Task to complete
Leaving out every picture, copy the lines of the data exactly, from the first through the line containing "const yTickValues = [1, 1e-5, 1e-10];".

● ● ● ●

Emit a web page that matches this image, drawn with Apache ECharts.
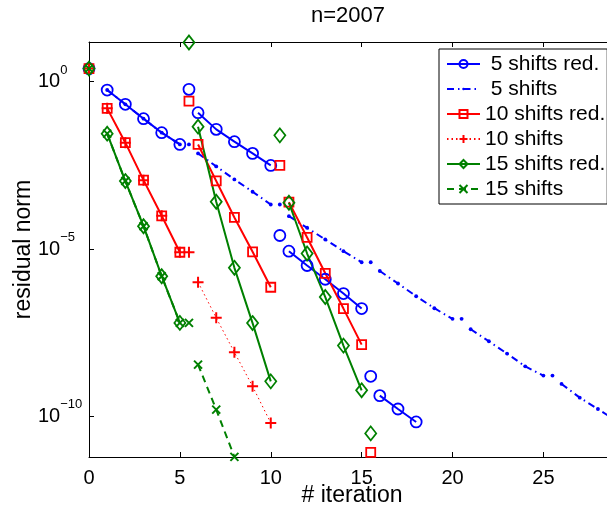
<!DOCTYPE html>
<html>
<head>
<meta charset="utf-8">
<title>n=2007</title>
<script src="https://cdn.jsdelivr.net/npm/echarts@6/dist/echarts.min.js"></script>
<style>
  html, body { margin: 0; padding: 0; background: #fff; }
  #chart { width: 607px; height: 506px; }
</style>
</head>
<body>
<div id="chart"></div>
<script>
// Axis ticks
const xTickValues = [0, 5, 10, 15, 20, 25];
const yTickValues = [1, 1e-5, 1e-10];

// Iteration numbers: a restart value is plotted half a step after each cycle,
// then each cycle runs over five iterations.
const restartIters = [0, 5.5, 10.5, 15.5, 20.5, 25.5];
const cycleIters = [
  [1, 2, 3, 4, 5],
  [6, 7, 8, 9, 10],
  [11, 12, 13, 14, 15],
  [16, 17, 18, 19, 20],
  [21, 22, 23, 24, 25],
  [26, 27, 28, 29, 30]
];

// 5 shifts, reduced
const red5Restart = [2.45, 0.588, 2.53e-5, 1.57e-9];
const red5Cycles = [
  [0.561, 0.21, 0.0783, 0.0298, 0.0133],
  [0.118, 0.0375, 0.0161, 0.00718, 0.00314],
  [8.6e-6, 3.21e-6, 1.25e-6, 4.67e-7, 1.66e-7],
  [4.16e-10, 1.66e-10, 6.8e-11]
];
// 5 shifts
const full5Restart = [2.45, 0.0133, 2.14e-4, 4.03e-6, 8.18e-8, 1.65e-9];
const full5Cycles = [
  [0.561, 0.21, 0.0783, 0.0298, 0.0133],
  [7.18e-3, 2.93e-3, 1.2e-3, 5.14e-4, 2.14e-4],
  [9.57e-5, 4.3e-5, 1.92e-5, 8.6e-6, 4.03e-6],
  [2.2e-6, 9.3e-7, 3.88e-7, 1.7e-7, 8.18e-8],
  [4.0e-8, 1.75e-8, 7.5e-9, 3.13e-9, 1.65e-9],
  [9.3e-10, 3.62e-10, 1.66e-10, 7.4e-11]
];
// 10 shifts, reduced
const red10Restart = [2.45, 0.263, 3.14e-3, 8.4e-12];
const red10Cycles = [
  [0.159, 0.015, 1.14e-3, 9.8e-5, 8.0e-6],
  [0.0133, 1.08e-3, 8.75e-5, 8.24e-6, 7.2e-7],
  [2.51e-4, 2.21e-5, 1.88e-6, 1.66e-7, 1.39e-8]
];
// 10 shifts
const full10Restart = [2.45, 8.0e-6];
const full10Cycles = [
  [0.159, 0.015, 1.14e-3, 9.8e-5, 8.0e-6],
  [1.02e-6, 8.77e-8, 8.2e-9, 7.9e-10, 6.35e-11]
];
// 15 shifts, reduced
const red15Restart = [2.45, 14.7, 0.0248, 3.1e-11];
const red15Cycles = [
  [0.0279, 1.07e-3, 4.8e-5, 1.54e-6, 6.2e-8],
  [0.0451, 2.58e-4, 2.74e-6, 6.12e-8, 1.11e-9],
  [2.41e-4, 7.33e-6, 3.67e-7, 1.3e-8, 6.0e-10]
];
// 15 shifts
const full15Restart = [2.45, 6.2e-8];
const full15Cycles = [
  [0.0279, 1.07e-3, 4.8e-5, 1.54e-6, 6.2e-8],
  [3.52e-9, 1.59e-10, 6.17e-12]
];

const FONT = "'Liberation Sans', Arial, Helvetica, sans-serif";
const BLUE = '#0000ff', RED = '#ff0000', GREEN = '#008000';
const GAP = ['-', '-'];

// Restart values stand alone; each cycle is one connected run.
function buildData(restart, cycles) {
  const out = [];
  const n = Math.max(restart.length, cycles.length);
  for (let k = 0; k < n; k++) {
    if (restart[k] != null) {
      out.push([restartIters[k], restart[k]], GAP);
    }
    if (cycles[k]) {
      cycles[k].forEach((v, i) => out.push([cycleIters[k][i], v]));
      out.push(GAP);
    }
  }
  return out;
}

const PLUS = 'path://M0,5L10,5M5,0L5,10';
const CROSS = 'path://M0,0L10,10M10,0L0,10';
const DOT = 'path://M0,0M10,10M3.4,5A1.6,1.6,0,1,1,6.6,5A1.6,1.6,0,1,1,3.4,5Z';

function makeSeries(name, color, data, opts) {
  return {
    type: 'line',
    name: name,
    data: data,
    symbol: opts.symbol,
    symbolSize: opts.symbolSize,
    showSymbol: true,
    connectNulls: false,
    clip: true,
    animation: false,
    emphasis: { disabled: true },
    lineStyle: { color: color, width: opts.width, type: opts.type || 'solid' },
    itemStyle: opts.filled
      ? { color: color, borderWidth: 0 }
      : { color: 'rgba(0,0,0,0)', borderColor: color, borderWidth: opts.border || 1.8 }
  };
}

const series = [
  makeSeries(' 5 shifts red.', BLUE, buildData(red5Restart, red5Cycles),
    { symbol: 'circle', symbolSize: 11, width: 2 }),
  makeSeries(' 5 shifts', BLUE, buildData(full5Restart, full5Cycles),
    { symbol: DOT, symbolSize: 12, width: 2, type: [7, 4, 1.5, 4], filled: true }),
  makeSeries('10 shifts red.', RED, buildData(red10Restart, red10Cycles),
    { symbol: 'rect', symbolSize: 9, width: 2 }),
  makeSeries('10 shifts', RED, buildData(full10Restart, full10Cycles),
    { symbol: PLUS, symbolSize: 11, width: 1, type: [1.5, 3], border: 2 }),
  makeSeries('15 shifts red.', GREEN, buildData(red15Restart, red15Cycles),
    { symbol: 'diamond', symbolSize: [11, 14], width: 2 }),
  makeSeries('15 shifts', GREEN, buildData(full15Restart, full15Cycles),
    { symbol: CROSS, symbolSize: 8, width: 2, type: [7, 5], border: 2 })
];

const chart = echarts.init(document.getElementById('chart'), null, { renderer: 'canvas' });

const axisLine = { show: true, onZero: false, lineStyle: { color: '#000', width: 1 } };

chart.setOption({
  animation: false,
  backgroundColor: '#fff',
  title: {
    text: 'n=2007',
    left: 348,
    top: 5,
    padding: 0,
    textAlign: 'center',
    textStyle: { fontFamily: FONT, fontSize: 22, fontWeight: 'normal', color: '#000' }
  },
  grid: { left: 89, right: 0, top: 42, bottom: 49, containLabel: false, outerBoundsMode: 'none' },
  legend: {
    orient: 'vertical',
    left: 439,
    top: 49,
    padding: [4.5, 2, 4.5, 7],
    itemWidth: 33,
    itemHeight: 10,
    itemGap: 4,
    backgroundColor: '#fff',
    borderColor: '#000',
    borderWidth: 1,
    borderRadius: 0,
    selectedMode: false,
    textStyle: { fontFamily: FONT, fontSize: 21, lineHeight: 21, color: '#000' },
    data: series.map(s => s.name)
  },
  xAxis: [
    {
      type: 'value',
      min: 0,
      max: 28.5,
      position: 'bottom',
      axisLine: axisLine,
      axisTick: { show: true, inside: true, length: 5, customValues: xTickValues, lineStyle: { color: '#000' } },
      axisLabel: { customValues: xTickValues, fontFamily: FONT, fontSize: 20, color: '#000', margin: 11 },
      splitLine: { show: false },
      name: '# iteration',
      nameLocation: 'middle',
      nameMoveOverlap: false,
      nameGap: 27,
      nameTextStyle: { fontFamily: FONT, fontSize: 23, color: '#000', padding: [0, 0, 0, 8] }
    },
    {
      type: 'value',
      min: 0,
      max: 28.5,
      position: 'top',
      axisLine: axisLine,
      axisTick: { show: true, inside: true, length: 5, customValues: xTickValues, lineStyle: { color: '#000' } },
      axisLabel: { show: false },
      splitLine: { show: false }
    }
  ],
  yAxis: {
    type: 'log',
    logBase: 10,
    min: Math.pow(10, -11.214),
    max: Math.pow(10, 1.184),
    axisLine: axisLine,
    axisTick: { show: true, inside: true, length: 5, customValues: yTickValues, lineStyle: { color: '#000' } },
    minorTick: { show: false },
    axisLabel: {
      customValues: yTickValues,
      align: 'left',
      margin: 51,
      formatter: function (v) {
        const e = Math.round(Math.log10(v));
        return '{b|10}{e|' + (e < 0 ? '\u2212' + (-e) : String(e)) + '}';
      },
      rich: {
        b: { fontFamily: FONT, fontSize: 20, lineHeight: 36, color: '#000' },
        e: { fontFamily: FONT, fontSize: 13, lineHeight: 15, verticalAlign: 'top', color: '#000' }
      }
    },
    splitLine: { show: false },
    name: 'residual norm',
    nameLocation: 'middle',
    nameMoveOverlap: false,
    nameGap: 54,
    nameRotate: 90,
    nameTextStyle: { fontFamily: FONT, fontSize: 23, color: '#000' }
  },
  series: series
});
</script>
</body>
</html>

● ● ● ●

Output of the exercise
Emit a web page that matches this image, drawn with Apache ECharts.
<!DOCTYPE html>
<html>
<head>
<meta charset="utf-8">
<title>n=2007</title>
<script src="https://cdn.jsdelivr.net/npm/echarts@6/dist/echarts.min.js"></script>
<style>
  html, body { margin: 0; padding: 0; background: #fff; }
  #chart { width: 607px; height: 506px; }
</style>
</head>
<body>
<div id="chart"></div>
<script>
// Axis ticks
const xTickValues = [0, 5, 10, 15, 20, 25];
const yTickValues = [1, 1e-5, 1e-10];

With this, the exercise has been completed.